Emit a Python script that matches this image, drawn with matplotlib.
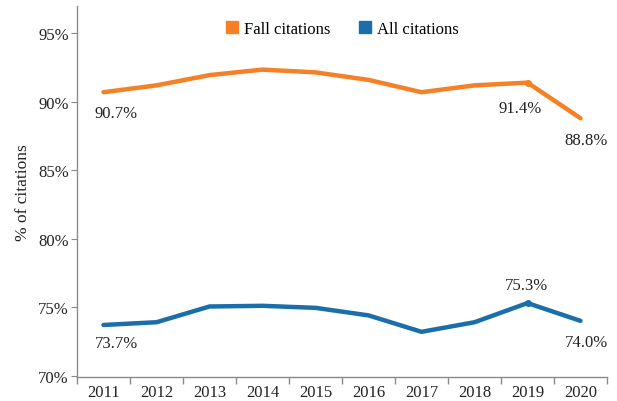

+ + + + +

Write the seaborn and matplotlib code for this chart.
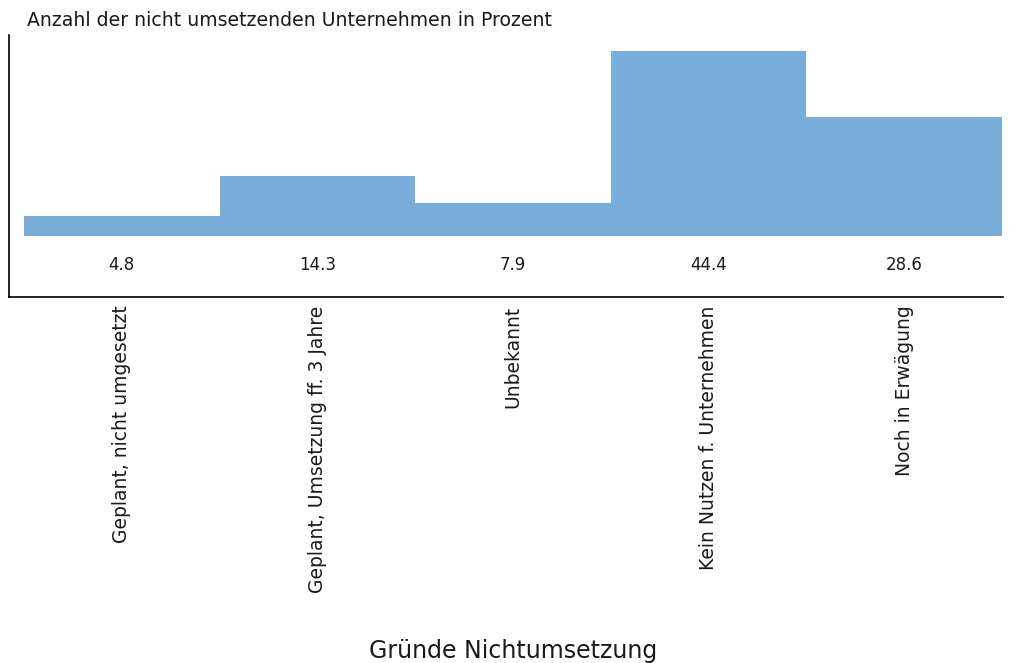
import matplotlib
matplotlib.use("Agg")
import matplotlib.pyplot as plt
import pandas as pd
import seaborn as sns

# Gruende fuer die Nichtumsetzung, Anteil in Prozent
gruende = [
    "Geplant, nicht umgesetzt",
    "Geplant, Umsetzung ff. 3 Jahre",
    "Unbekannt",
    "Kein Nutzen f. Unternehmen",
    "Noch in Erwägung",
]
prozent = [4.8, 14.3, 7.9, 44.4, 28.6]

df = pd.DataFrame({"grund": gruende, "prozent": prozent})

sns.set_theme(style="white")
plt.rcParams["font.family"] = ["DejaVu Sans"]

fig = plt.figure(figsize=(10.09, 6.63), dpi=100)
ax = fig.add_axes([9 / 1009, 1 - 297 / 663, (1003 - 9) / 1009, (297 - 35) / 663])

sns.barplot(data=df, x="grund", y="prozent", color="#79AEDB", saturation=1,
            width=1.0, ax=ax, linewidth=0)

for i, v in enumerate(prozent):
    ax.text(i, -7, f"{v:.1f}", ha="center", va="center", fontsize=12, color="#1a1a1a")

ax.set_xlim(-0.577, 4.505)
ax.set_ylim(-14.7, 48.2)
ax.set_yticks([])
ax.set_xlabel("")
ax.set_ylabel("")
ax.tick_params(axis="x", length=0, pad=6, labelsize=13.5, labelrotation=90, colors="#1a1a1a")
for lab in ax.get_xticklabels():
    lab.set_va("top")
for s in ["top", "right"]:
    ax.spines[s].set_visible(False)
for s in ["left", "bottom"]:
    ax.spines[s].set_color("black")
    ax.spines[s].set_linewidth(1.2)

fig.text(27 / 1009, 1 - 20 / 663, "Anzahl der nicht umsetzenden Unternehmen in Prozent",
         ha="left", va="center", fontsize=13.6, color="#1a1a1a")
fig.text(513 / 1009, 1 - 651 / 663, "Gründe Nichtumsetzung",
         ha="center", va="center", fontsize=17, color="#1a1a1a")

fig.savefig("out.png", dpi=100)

+ + + + +

▸ Aim of the exercise
Extract exactly the lines running from the line containing "Write the seaborn" to the line containing "import seaborn as sns", with both end lines included and all pictures left out.

▸ Task output
Write the seaborn and matplotlib code for this chart.
import matplotlib
matplotlib.use("Agg")
import matplotlib.pyplot as plt
import pandas as pd
import seaborn as sns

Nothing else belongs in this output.